Klove, S.; Graversen, K. B.; Agerbo Rasmussen, J.; Assis, J.; Schluter, J.; Blaser, M. J.; Andersen, S. B.

Perturbations to the early life microbial colonization of humans alter the development of the host immune system and can cause increased weight gain. We hypothesized that establishing early-life infection with H. pylori, a symbiotic bacterial species that has co-evolved with humans for at least 300,000 years, worsens the impact of induced obesity. To test this hypothesis, we treated C57BL/6JRj neonatal mice with H. pylori or not and subjected them to a high-fat diet (HFD) after weaning.

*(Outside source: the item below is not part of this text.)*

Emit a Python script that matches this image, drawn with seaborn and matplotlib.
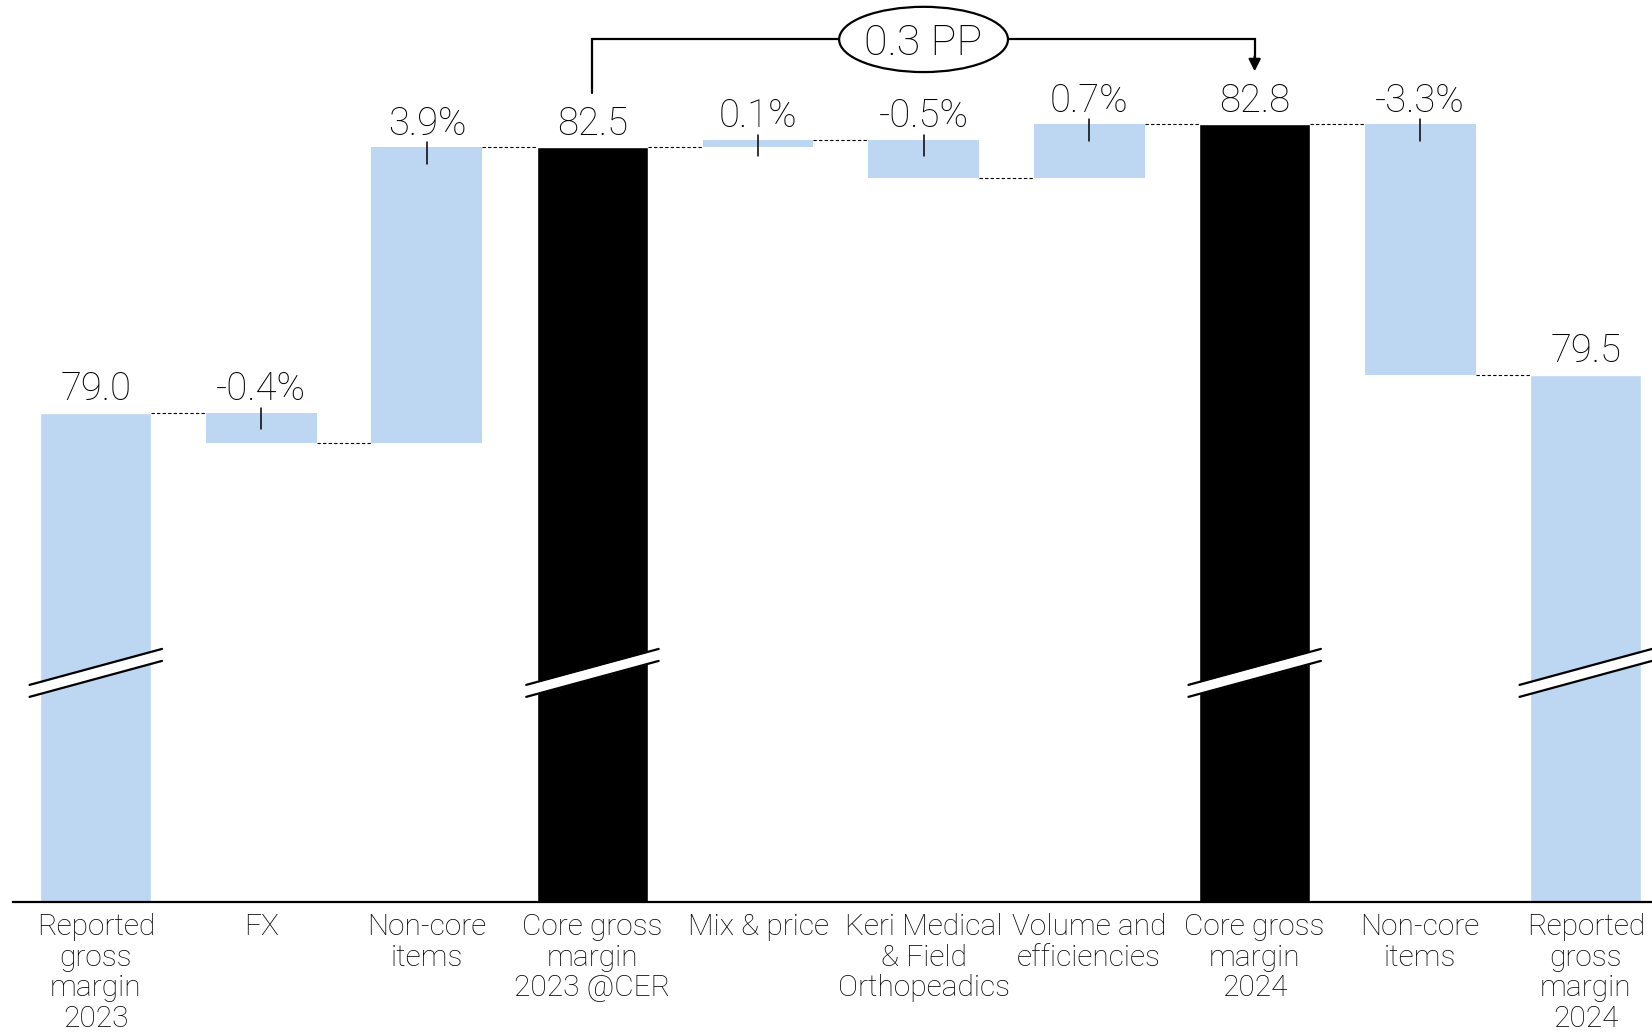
import numpy as np
import pandas as pd
import seaborn as sns
import matplotlib.pyplot as plt
from matplotlib.patches import Ellipse

# chart data
labels = ["Reported\ngross\nmargin\n2023", "FX", "Non-core\nitems", "Core gross\nmargin\n2023 @CER",
          "Mix & price", "Keri Medical\n& Field\nOrthopeadics", "Volume and\nefficiencies",
          "Core gross\nmargin\n2024", "Non-core\nitems", "Reported\ngross\nmargin\n2024"]
kinds = ["reported", "delta", "delta", "core", "delta", "delta", "delta", "core", "delta", "reported"]
values = [79.0, -0.4, 3.9, 82.5, 0.1, -0.5, 0.7, 82.8, -3.3, 79.5]
bracket_text = "0.3 PP"

blue = "#BDD7F2"
sns.set_theme(style="white")
plt.rcParams["font.family"] = ["Roboto", "DejaVu Sans"]
plt.rcParams["text.color"] = "black"
plt.rcParams["xtick.color"] = "black"

fig = plt.figure(figsize=(16.52, 10.34), dpi=100)
ax = fig.add_axes([13 / 1652, 132 / 1034, 1 - 13 / 1652, 1 - 132 / 1034])

keys = [str(i) for i in range(len(labels))]
df = pd.DataFrame({"key": keys, "kind": kinds, "value": values})
tot = df[df.kind != "delta"]

# total bars (run up from below the cut axis)
sns.barplot(data=tot, x="key", y="value", hue="kind", order=keys,
            palette={"reported": blue, "core": "black"}, width=0.67,
            saturation=1, dodge=False, legend=False, ax=ax)

# running levels
starts, ends = [], []
level = 0.0
for k, v in zip(kinds, values):
    if k == "delta":
        starts.append(level)
        level = level + v
    else:
        starts.append(v)
        level = v
    ends.append(level)

ymin, ymax = 72.55, 84.44
w = 0.67
for i, (k, v) in enumerate(zip(kinds, values)):
    if k == "delta":
        ax.bar(i, v, bottom=starts[i], width=w, color=blue, linewidth=0, zorder=2)
        top = max(starts[i], ends[i])
        ax.plot([i, i], [top + 0.066, top - 0.22], color="black", lw=1.1, zorder=3)
        txt = f"{v:.1f}%"
    else:
        top = v
        txt = f"{v:.1f}"
    ax.annotate(txt, (i, top), xytext=(0, 9), textcoords="offset points",
                ha="center", va="baseline", fontsize=27.5, fontweight="light")

# dashed connectors
for i in range(len(values) - 1):
    ax.plot([i + w / 2, i + 1 - w / 2], [ends[i], ends[i]], color="black",
            lw=0.8, ls=(0, (3, 2)), zorder=3)

# axis break marks on total bars
yb, rise, gap, hw = 75.57, 0.474, 0.158, 0.40
for i, k in enumerate(kinds):
    if k == "delta":
        continue
    xs = np.array([i - hw, i + hw])
    y1 = yb + np.array([-rise / 2, rise / 2]) + gap / 2
    y2 = y1 - gap
    ax.fill_between(xs, y2, y1, color="white", zorder=4, lw=0, clip_on=False)
    ax.plot(xs, y1, color="black", lw=1.6, zorder=5, clip_on=False)
    ax.plot(xs, y2, color="black", lw=1.6, zorder=5, clip_on=False)

# bracket between the two core margins
yl = 83.92
ax.plot([3, 3, 7, 7], [83.22, yl, yl, 83.62], color="black", lw=1.6, zorder=3,
        clip_on=False, solid_joinstyle="miter")
ax.annotate("", xy=(7, 83.50), xytext=(7, 83.70),
            arrowprops=dict(arrowstyle="-|>,head_length=0.6,head_width=0.3",
                            color="black", lw=1.6, shrinkA=0, shrinkB=0))
ax.add_patch(Ellipse((5, yl), 1.02, 0.86, facecolor="white", edgecolor="black",
                     lw=1.6, zorder=4, clip_on=False))
ax.text(5, yl, bracket_text, ha="center", va="center_baseline", fontsize=31,
        fontweight="light", zorder=5)

ax.set_xlim(-0.5, 9.4)
ax.set_ylim(ymin, ymax)
ax.set_xticks(range(len(labels)))
ax.set_xticklabels(labels, fontsize=21.5, fontweight="light", linespacing=1.12)
ax.tick_params(axis="x", length=0, pad=8)
ax.set_yticks([])
ax.set_xlabel("")
ax.set_ylabel("")
for s in ["top", "right", "left"]:
    ax.spines[s].set_visible(False)
ax.spines["bottom"].set_color("black")
ax.spines["bottom"].set_linewidth(1.6)
ax.spines["bottom"].set_zorder(6)

fig.savefig("out.png", dpi=100)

Two diet intervention experiments were conducted: (1) a short-term (three-week) intervention to primarily monitor blood plasma metabolic hormone and cytokine levels, and (2) a long-term (five-month) intervention to primarily monitor fecal and gastrointestinal microbiome composition. We observed that H. pylori infection mediated differences in diet responses with increased visceral fat accumulation, and higher levels of leptin and monocyte chemoattractant protein-1 (MCP-1) in HFD male mice, which correlated with H. pylori load. Additionally, infection altered the composition of the gastrointestinal microbiome. From our models, we conclude that early-life infection with H. pylori accelerates metabolic health decline in the face of a diet-induced obesity challenge, through modulation of inflammatory responses and gut microbiome composition.